Wherever the word "this" appears in the entries, copy the whole line.

■ ■ ■ ■

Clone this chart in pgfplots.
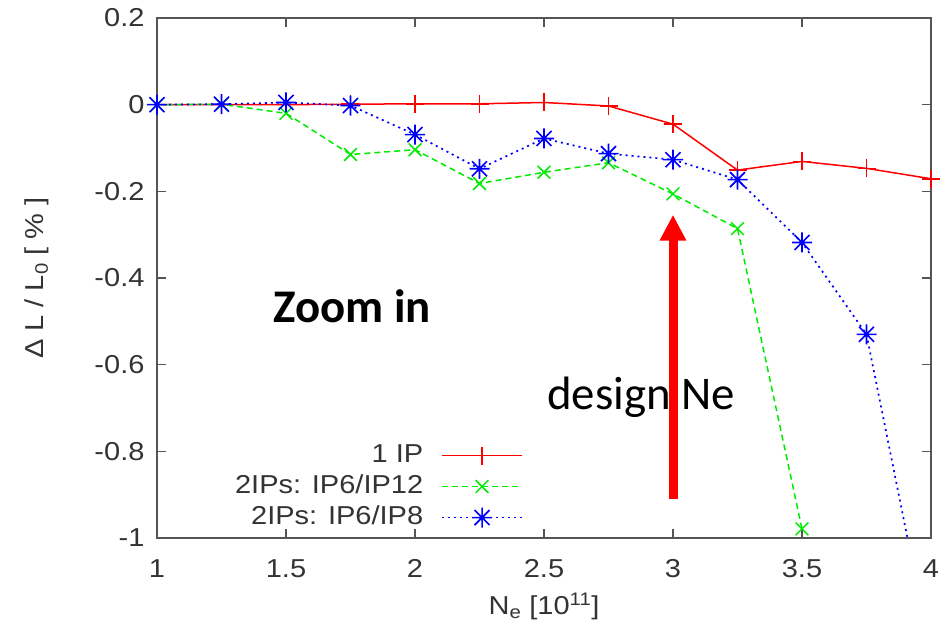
\documentclass[border=0pt]{standalone}
\usepackage{fontspec}
\setmainfont{Liberation Sans}[FakeStretch=1.12]
\newfontfamily\calibri{Carlito}
\usepackage{pgfplots}
\pgfplotsset{compat=1.18}
\usetikzlibrary{arrows.meta}
\definecolor{axgray}{HTML}{555555}
\definecolor{txtgray}{HTML}{333333}
\definecolor{gpgreen}{RGB}{0,235,0}
\definecolor{gpblue}{RGB}{0,0,255}
\pgfdeclareplotmark{gpstar}{%
 \pgfpathmoveto{\pgfqpoint{-\pgfplotmarksize}{0pt}}\pgfpathlineto{\pgfqpoint{\pgfplotmarksize}{0pt}}%
 \pgfpathmoveto{\pgfqpoint{0pt}{-\pgfplotmarksize}}\pgfpathlineto{\pgfqpoint{0pt}{\pgfplotmarksize}}%
 \pgfpathmoveto{\pgfqpoint{-0.75\pgfplotmarksize}{-0.75\pgfplotmarksize}}\pgfpathlineto{\pgfqpoint{0.75\pgfplotmarksize}{0.75\pgfplotmarksize}}%
 \pgfpathmoveto{\pgfqpoint{-0.75\pgfplotmarksize}{0.75\pgfplotmarksize}}\pgfpathlineto{\pgfqpoint{0.75\pgfplotmarksize}{-0.75\pgfplotmarksize}}%
 \pgfusepathqstroke}
\begin{document}
\begin{tikzpicture}
\begin{axis}[name=ax, scale only axis, width=774bp, height=520bp,
 xmin=1, xmax=4, ymin=-1, ymax=0.2,
 xtick={1,1.5,2,2.5,3,3.5,4}, ytick={-1,-0.8,-0.6,-0.4,-0.2,0,0.2},
 tick align=inside, major tick length=9bp, minor tick num=0,
 axis line style={axgray, line width=1.6bp}, tick style={axgray, line width=1.4bp},
 ticklabel style={font=\fontsize{26}{31}\selectfont, text=txtgray},
 /pgf/number format/assume math mode=true,
 xticklabel style={anchor=base, yshift=-39bp},
 yticklabel style={anchor=east, xshift=-9bp},
 xlabel={N\textsubscript{e} [10\textsuperscript{11}]},
 ylabel={Δ L / L\textsubscript{0} [ \% ]},
 every axis x label/.style={at={(axis description cs:0.5,-0.148)}, anchor=base, font=\fontsize{26}{31}\selectfont, text=txtgray},
 every axis y label/.style={at={(axis description cs:-0.155,0.5)}, anchor=center, rotate=90, font=\fontsize{26}{31}\selectfont, text=txtgray},
 legend style={draw=none, fill=none, font=\fontsize{26}{31}\selectfont, text=txtgray,
   at={(axis description cs:0.473,0.012)}, anchor=south east, row sep=3bp, column sep=16bp, inner sep=0pt,
   nodes={inner sep=2bp, text height=19bp, text depth=5bp}},
 legend cell align=right, legend plot pos=right,
 legend image code/.code={\draw[mark repeat=2,mark phase=2,#1] plot coordinates {(0bp,0bp) (40bp,0bp) (80bp,0bp)};},
 clip=true]
\addplot[red, line width=1.5bp, mark=+, mark size=9bp, mark options={solid}] coordinates {
 (1,0)(1.25,0)(1.5,0)(1.75,0.001)(2,0.002)(2.25,0.002)(2.5,0.005)(2.75,-0.003)(3,-0.045)(3.25,-0.151)(3.5,-0.131)(3.75,-0.147)(4,-0.171)};
\addlegendentry{1 IP}
\addplot[gpgreen, line width=1.5bp, dash pattern=on 6bp off 4bp, mark=x, mark size=9bp, mark options={solid}] coordinates {
 (1,0)(1.25,0.001)(1.5,-0.02)(1.75,-0.115)(2,-0.104)(2.25,-0.182)(2.5,-0.156)(2.75,-0.134)(3,-0.206)(3.25,-0.286)(3.5,-0.979)};
\addlegendentry{2IPs: IP6/IP12}
\addplot[gpblue, line width=1.7bp, dash pattern=on 2bp off 4bp, mark=gpstar, mark size=10bp, mark options={solid, line width=1.6bp}] coordinates {
 (1,0)(1.25,0.001)(1.5,0.005)(1.75,-0.002)(2,-0.069)(2.25,-0.148)(2.5,-0.078)(2.75,-0.113)(3,-0.127)(3.25,-0.173)(3.5,-0.318)(3.75,-0.530)(4,-1.27)};
\addlegendentry{2IPs: IP6/IP8}
\node[anchor=base west, font=\calibri\bfseries\fontsize{47}{50}\selectfont, inner sep=0pt] at (axis cs:1.45,-0.503) {Zoom in};
\node[anchor=base west, font=\calibri\fontsize{47}{50}\selectfont, inner sep=0pt] at (axis cs:2.512,-0.703) {design Ne};
\draw[red, line width=9bp, -{Triangle[width=25bp,length=26bp]}] (axis cs:3,-0.911) -- (axis cs:3,-0.254);
\end{axis}
\pgfresetboundingbox
\path[use as bounding box] ([xshift=-157bp,yshift=-92bp]ax.south west) rectangle ([xshift=10bp,yshift=18bp]ax.north east);
\end{tikzpicture}
\end{document}
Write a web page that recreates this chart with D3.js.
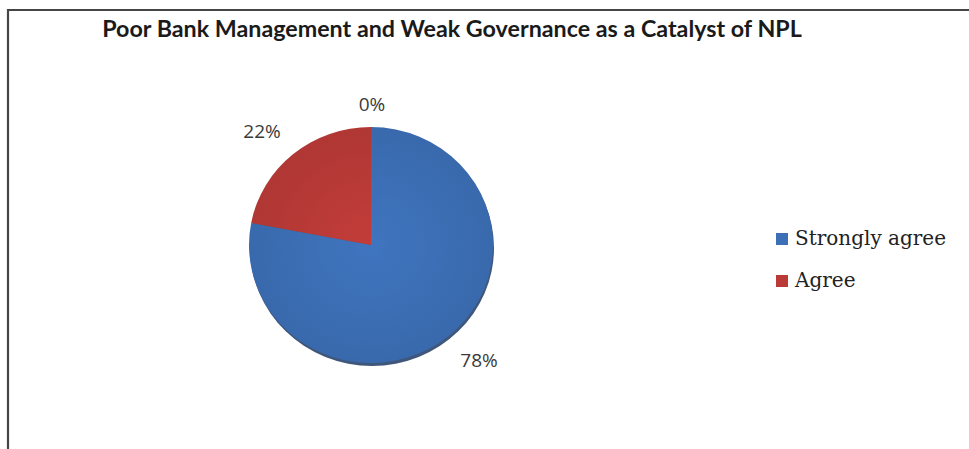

■ ■ ■ ■

• _Response_:
Clone this chart in pgfplots.
Write a web page that recreates this chart with D3.js.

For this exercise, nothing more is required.